» Problem details
Set down word for word each line from the start of the listing through the line that contains "ax.set_ylim(0, 1.48e6)", both included.

» Stored data
---+---
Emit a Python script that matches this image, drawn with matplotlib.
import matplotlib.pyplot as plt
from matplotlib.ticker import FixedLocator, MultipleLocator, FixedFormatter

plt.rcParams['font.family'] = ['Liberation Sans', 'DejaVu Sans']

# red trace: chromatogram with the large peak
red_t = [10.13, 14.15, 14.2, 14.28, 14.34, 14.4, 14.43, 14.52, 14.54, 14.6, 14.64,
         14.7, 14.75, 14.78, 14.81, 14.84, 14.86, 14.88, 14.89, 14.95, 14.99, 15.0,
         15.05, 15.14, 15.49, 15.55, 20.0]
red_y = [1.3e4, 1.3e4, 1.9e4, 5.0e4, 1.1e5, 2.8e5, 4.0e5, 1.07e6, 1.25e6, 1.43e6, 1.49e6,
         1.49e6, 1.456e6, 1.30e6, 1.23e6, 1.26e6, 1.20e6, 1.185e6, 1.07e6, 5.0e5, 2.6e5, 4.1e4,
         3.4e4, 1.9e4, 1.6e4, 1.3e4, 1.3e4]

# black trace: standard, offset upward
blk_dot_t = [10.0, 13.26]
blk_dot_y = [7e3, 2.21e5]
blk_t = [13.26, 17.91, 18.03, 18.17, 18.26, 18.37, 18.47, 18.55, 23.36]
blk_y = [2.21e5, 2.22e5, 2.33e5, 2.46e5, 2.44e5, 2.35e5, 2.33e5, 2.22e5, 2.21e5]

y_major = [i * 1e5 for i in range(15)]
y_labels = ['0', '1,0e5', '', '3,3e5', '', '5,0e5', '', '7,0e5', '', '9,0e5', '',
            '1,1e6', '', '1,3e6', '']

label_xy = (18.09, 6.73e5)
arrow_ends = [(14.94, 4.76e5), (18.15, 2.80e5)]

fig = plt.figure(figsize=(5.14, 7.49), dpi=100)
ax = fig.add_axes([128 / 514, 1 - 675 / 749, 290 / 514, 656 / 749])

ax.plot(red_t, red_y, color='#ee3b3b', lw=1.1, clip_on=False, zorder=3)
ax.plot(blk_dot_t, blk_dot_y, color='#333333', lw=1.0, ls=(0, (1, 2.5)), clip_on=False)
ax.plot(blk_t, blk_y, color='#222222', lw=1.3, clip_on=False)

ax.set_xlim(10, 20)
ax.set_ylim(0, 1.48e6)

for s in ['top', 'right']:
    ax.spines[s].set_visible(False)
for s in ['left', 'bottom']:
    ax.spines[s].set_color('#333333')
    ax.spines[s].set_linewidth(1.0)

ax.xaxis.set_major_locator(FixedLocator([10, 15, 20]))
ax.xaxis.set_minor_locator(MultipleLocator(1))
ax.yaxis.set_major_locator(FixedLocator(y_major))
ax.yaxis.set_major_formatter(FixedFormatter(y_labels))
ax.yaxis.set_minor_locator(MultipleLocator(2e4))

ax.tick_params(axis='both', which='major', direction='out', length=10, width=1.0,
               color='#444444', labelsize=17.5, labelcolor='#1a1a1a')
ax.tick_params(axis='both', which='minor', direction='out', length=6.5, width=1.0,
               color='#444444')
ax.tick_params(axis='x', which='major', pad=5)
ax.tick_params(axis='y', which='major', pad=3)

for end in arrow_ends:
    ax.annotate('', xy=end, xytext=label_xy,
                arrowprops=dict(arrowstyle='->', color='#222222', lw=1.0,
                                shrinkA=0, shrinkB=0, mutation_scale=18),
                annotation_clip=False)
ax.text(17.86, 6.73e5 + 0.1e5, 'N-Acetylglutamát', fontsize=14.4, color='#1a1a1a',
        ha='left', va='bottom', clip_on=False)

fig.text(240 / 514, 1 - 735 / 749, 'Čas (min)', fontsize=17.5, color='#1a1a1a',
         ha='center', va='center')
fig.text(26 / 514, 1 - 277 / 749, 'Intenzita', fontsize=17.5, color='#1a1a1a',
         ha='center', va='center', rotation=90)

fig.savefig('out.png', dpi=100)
---+---
» Correct result
Emit a Python script that matches this image, drawn with matplotlib.
import matplotlib.pyplot as plt
from matplotlib.ticker import FixedLocator, MultipleLocator, FixedFormatter

plt.rcParams['font.family'] = ['Liberation Sans', 'DejaVu Sans']

# red trace: chromatogram with the large peak
red_t = [10.13, 14.15, 14.2, 14.28, 14.34, 14.4, 14.43, 14.52, 14.54, 14.6, 14.64,
         14.7, 14.75, 14.78, 14.81, 14.84, 14.86, 14.88, 14.89, 14.95, 14.99, 15.0,
         15.05, 15.14, 15.49, 15.55, 20.0]
red_y = [1.3e4, 1.3e4, 1.9e4, 5.0e4, 1.1e5, 2.8e5, 4.0e5, 1.07e6, 1.25e6, 1.43e6, 1.49e6,
         1.49e6, 1.456e6, 1.30e6, 1.23e6, 1.26e6, 1.20e6, 1.185e6, 1.07e6, 5.0e5, 2.6e5, 4.1e4,
         3.4e4, 1.9e4, 1.6e4, 1.3e4, 1.3e4]

# black trace: standard, offset upward
blk_dot_t = [10.0, 13.26]
blk_dot_y = [7e3, 2.21e5]
blk_t = [13.26, 17.91, 18.03, 18.17, 18.26, 18.37, 18.47, 18.55, 23.36]
blk_y = [2.21e5, 2.22e5, 2.33e5, 2.46e5, 2.44e5, 2.35e5, 2.33e5, 2.22e5, 2.21e5]

y_major = [i * 1e5 for i in range(15)]
y_labels = ['0', '1,0e5', '', '3,3e5', '', '5,0e5', '', '7,0e5', '', '9,0e5', '',
            '1,1e6', '', '1,3e6', '']

label_xy = (18.09, 6.73e5)
arrow_ends = [(14.94, 4.76e5), (18.15, 2.80e5)]

fig = plt.figure(figsize=(5.14, 7.49), dpi=100)
ax = fig.add_axes([128 / 514, 1 - 675 / 749, 290 / 514, 656 / 749])

ax.plot(red_t, red_y, color='#ee3b3b', lw=1.1, clip_on=False, zorder=3)
ax.plot(blk_dot_t, blk_dot_y, color='#333333', lw=1.0, ls=(0, (1, 2.5)), clip_on=False)
ax.plot(blk_t, blk_y, color='#222222', lw=1.3, clip_on=False)

ax.set_xlim(10, 20)
ax.set_ylim(0, 1.48e6)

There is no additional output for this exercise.